A 20-year history of "magic pipe" cases dealing with illegal discharges in the US, often involving false record keeping, highlight the serous financial risk involved in cutting corners or forfeiting the integrity of onboard records.

In instances where port state control suspects significant malpractice, cases are forwarded to the Department of Justice for prosecution. Since 2008, 87 such cases have been forwarded and in 2013/2014 11 criminal prosecutions have led to more than $25m in fines, sentences totalling six months in prison for engineers and cases continue to be filed. The DOJ's Vessel Pollution Initiative has led to the handing out of 38 years in prison sentences and over $300m in fines.

Driving some of these cases is a rise in whistleblowing, backed by rewards for whistleblowers that can be up to half the value of fines imposed in the case. Often awards amount to between 25 and 30 times the annual salary of a crew member, with $17m awarded to 102 crew members to date.
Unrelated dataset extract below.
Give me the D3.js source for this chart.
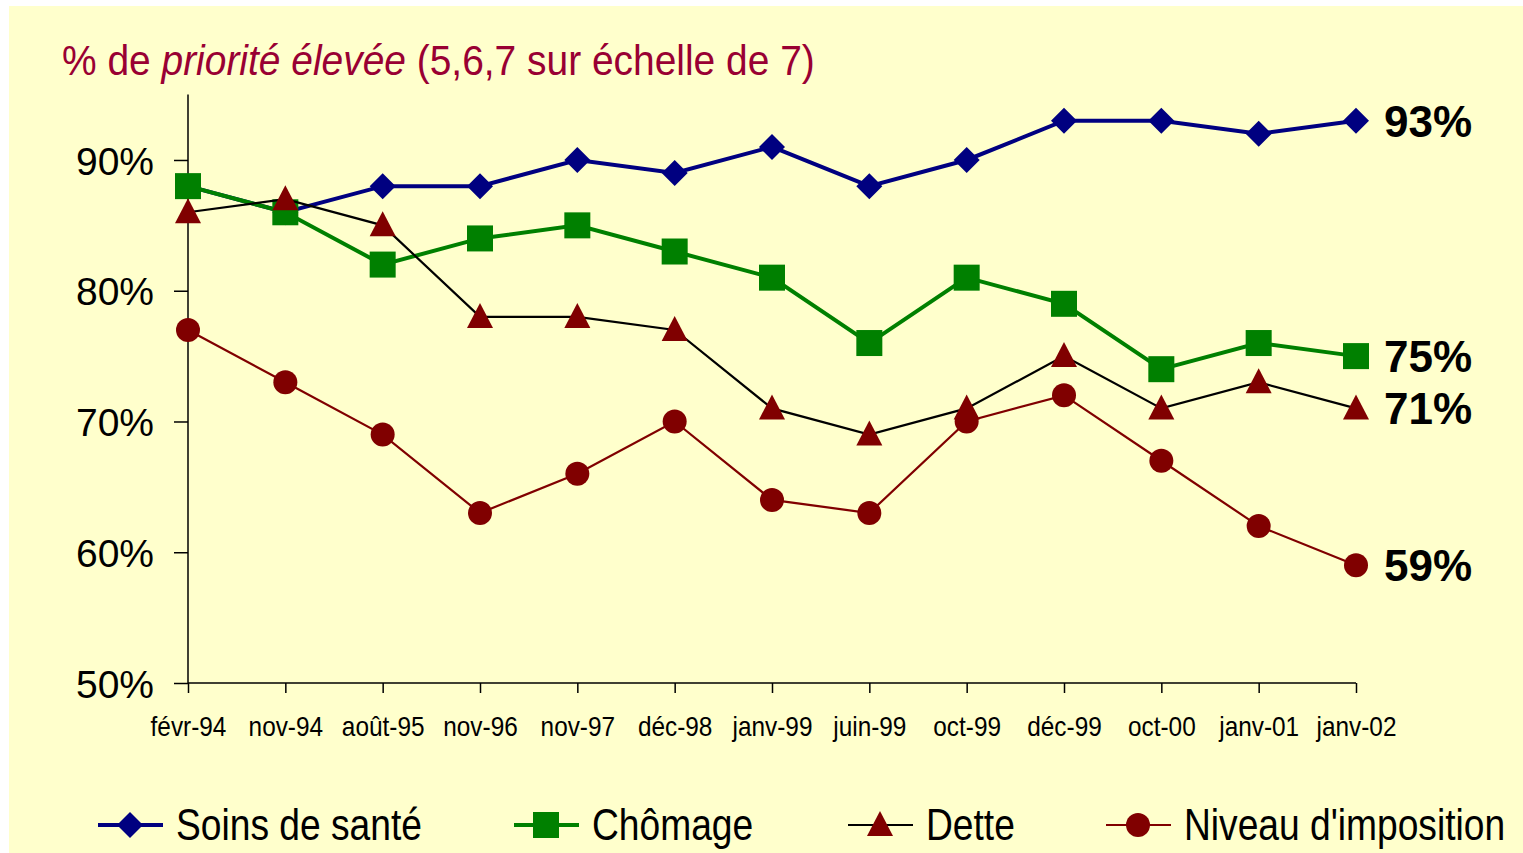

The solution to avoid getting tangled up in such a case is not cheap, but is significantly cheaper that landing in court. A culture of compliance and a clear stance that "non-compliance is not for the benefit of the company" were Grasso's suggestions for tackling the issue, "consider rewarding internal reporting... anyone on board should emphasise compliance, and ensuring that the vessel gets the equipment and fixes it needs is naturally key."